Jackson MA student Will Wright is spending the summer in D.C. as a Harold W. Rosenthal Fellows in International Relations. The highly competitive award is given to only 30 students nationwide, based on their dedication to public service, excellence in the field of international relations, and commitment to the values and professional standards set by Harold Rosenthal and past recipients of the fellowship. Rosenthal was a Senate staff member when he was killed in a terrorist attack in 1976 at the age of 29.

Wright, a Major in the U.S. Army, is spending the summer in a directorate at the Pentagon that provides advice on special operations and counterterrorism to the Chairman of the Joint Chiefs of Staff. “I’ve never worked in D.C. before, and this is giving me remarkable insight into the interagency and policymaking processes,” he says.

Wright will return to the U.S. Army after he completes his master’s degree and hopes this fellowship will “broaden his understanding of how the government develops national security and foreign relations policy.”

Born in Germany to American parents, one from Georgia, the other from Illinois, Wright calls himself an “Army brat. I bounced around a fair bit growing up, but my most formative years were in Cambridge, England, and Charlottesville, Virginia,” he says. He majored in English at Duke University where he also studied Arabic. “I loved going to school, but my grades reflect that my real focus was on karaoke, dance parties, and goofing off with my friends.” After college, he was based out of Fort Bragg, North Carolina, for the next 10 years, deploying to Afghanistan, Iraq, and elsewhere in the Middle East.

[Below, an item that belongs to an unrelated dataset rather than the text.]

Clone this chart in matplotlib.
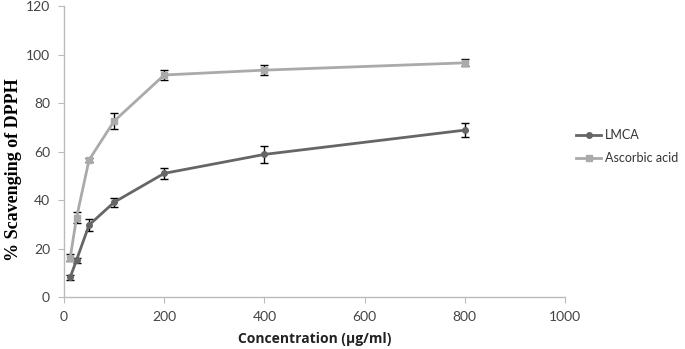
import matplotlib
matplotlib.use('Agg')
import matplotlib.pyplot as plt

# concentrations (ug/ml)
conc = [12.5, 25, 50, 100, 200, 400, 800]

# % scavenging of DPPH
lmca = [8.3, 15.4, 29.8, 39.2, 51.1, 58.9, 68.9]
lmca_err = [1.0, 1.0, 2.4, 1.8, 2.2, 3.4, 2.9]
ascorbic = [16.4, 32.8, 56.6, 72.6, 91.6, 93.6, 96.6]
ascorbic_err = [1.4, 2.3, 1.0, 3.4, 1.9, 2.0, 1.4]

xticks = [0, 200, 400, 600, 800, 1000]
yticks = [0, 20, 40, 60, 80, 100, 120]

fig = plt.figure(figsize=(6.85, 3.49), dpi=100)
ax = fig.add_axes([0.0934, 0.1476, 0.7314, 0.8352])

ax.errorbar(conc, lmca, yerr=lmca_err, color='#666666', lw=2, marker='o', ms=4,
            ecolor='black', elinewidth=1, capsize=3, capthick=1, label='LMCA', zorder=3)
ax.errorbar(conc, ascorbic, yerr=ascorbic_err, color='#aaaaaa', lw=2, marker='s', ms=4,
            ecolor='black', elinewidth=1, capsize=3, capthick=1, label='Ascorbic acid', zorder=3)

ax.set_xlim(0, 1000)
ax.set_ylim(0, 120)
ax.set_xticks(xticks)
ax.set_yticks(yticks)
for s in ['top', 'right']:
    ax.spines[s].set_visible(False)
for s in ['left', 'bottom']:
    ax.spines[s].set_color('#bbbbbb')
    ax.spines[s].set_linewidth(1)
ax.tick_params(direction='out', length=4, color='#bbbbbb', labelcolor='#444444',
               labelsize=10, pad=6)
for lab in ax.get_xticklabels() + ax.get_yticklabels():
    lab.set_family('Lato')

ax.set_xlabel('Concentration (µg/ml)', fontsize=10, fontweight='bold', family='Open Sans',
              color='#222222', labelpad=6)
ax.set_ylabel('% Scavenging of DPPH', fontsize=13, fontweight='bold',
              family='Liberation Serif')
ax.yaxis.set_label_coords(-0.084, 0.44)

# legend without error bars
h1, = ax.plot([], [], color='#666666', lw=2, marker='o', ms=4)
h2, = ax.plot([], [], color='#aaaaaa', lw=2, marker='s', ms=4)
fig.legend([h1, h2], ['LMCA', 'Ascorbic acid'], loc='center left',
           bbox_to_anchor=(0.825, 0.58), frameon=False, handlelength=2.0,
           handletextpad=0.3, prop={'family': 'Lato', 'size': 9},
           labelspacing=0.9, labelcolor='#333333')

fig.savefig('out.png', dpi=100)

Wright’s interest in global affairs initially arose from living abroad and having many family members in the military — his father and brother, both grandfathers, and two uncles. That combination of circumstances “inculcated an interest in foreign policy and an appreciation of foreign cultures,” he says.

Wright hopes to have a career “that pays forward the enormous gratitude I have to the Jackson Institute and the Downing Scholarship,” which is funding his Yale studies. The General Wayne A. Downing Scholarship is run by the Combating Terrorism Center at West Point and funded by Vinnie and Teresa Viola. Only a handful of Army officers are selected for this scholarship each year.

He adds, “Like anybody, my primary goal is to make my friends, family, and my mentors proud. Yale students are living proof that there are innumerable ways to serve the community, country, and globe. I aspire to stay in public service for the rest of my life, hopefully in a leadership capacity.”

Wright and his wife, Dickie, have a baby son, Flynn, born in March. When not tending to family and academic obligations, Wright tutors at New Haven Reads and during the school year helps teach a weekly civics class to aspiring U.S. citizens at the Integrated Refugee and Immigrant Services (IRIS) in New Haven. He founded the Yale Special Operations/Interagency Symposium and is an Associate World Fellow. Wright is also working to establish a mentorship program for children of incarcerated parents, with assistance from the Jackson Institute, Governor’s Prevention Partnership, and Children’s Community Programs of Connecticut.